The bullish stance of the S&P 500 is driven by the earning calls from various companies. But the biggest catalyst is the FOMC meeting that's due to happen in the next few days. The markets will be looking forward to the interest rate decision with a higher chance of no rate hikes or cuts.
According to Mike Wilson (expert from Morgan Stanley), the S&P 500's bullish stance is short-lived. He added that the year 2023 end will see the S&P 500 index trading near the 3900 points. On the other hand, Morgan Stanley also holds a similar view and is urging investors to enjoy the lower share prices.
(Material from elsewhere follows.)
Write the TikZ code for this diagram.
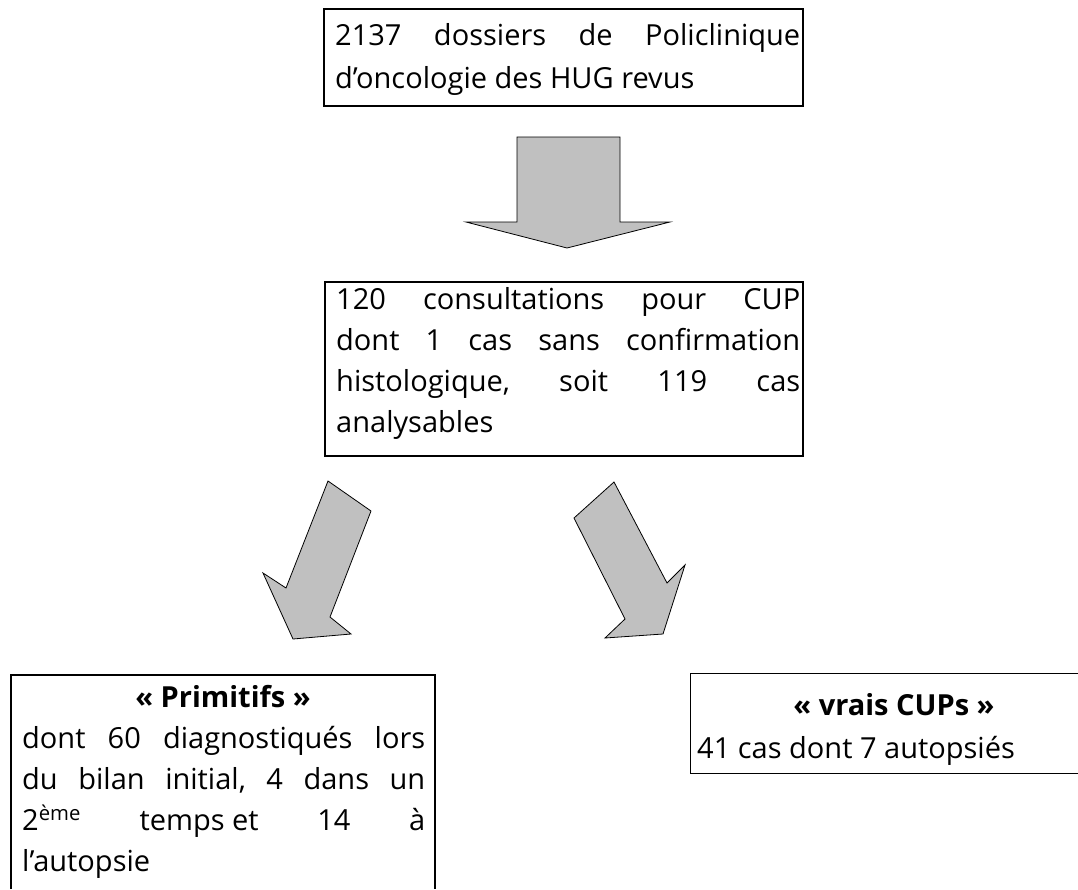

If we look back, it becomes clear that Mike Wilson was the guy who predicted the bear market of 2022. This time, he is back again with a forecast that suggests that no bullish rally will be seen by the end of this year.
If we measure the S&P 500 performance starting from July's end till today, the index has lost -9.7% of its value already. But if we also look at the forecasts made by the experts, it appears that a drop of another -5% is also on the cards.
As for the reasoning behind the bearish call, the analyst believes that business confidence is declining along with consumer confidence as well. All of these factors are not supportive of a bullish stock market as we get near to the holiday season.
According to the forecasts, the chances of a rate hike at the next Fed meeting now stand at 3%. On the contrary, those who believe that no rate hike will take place account for 97% of the votes.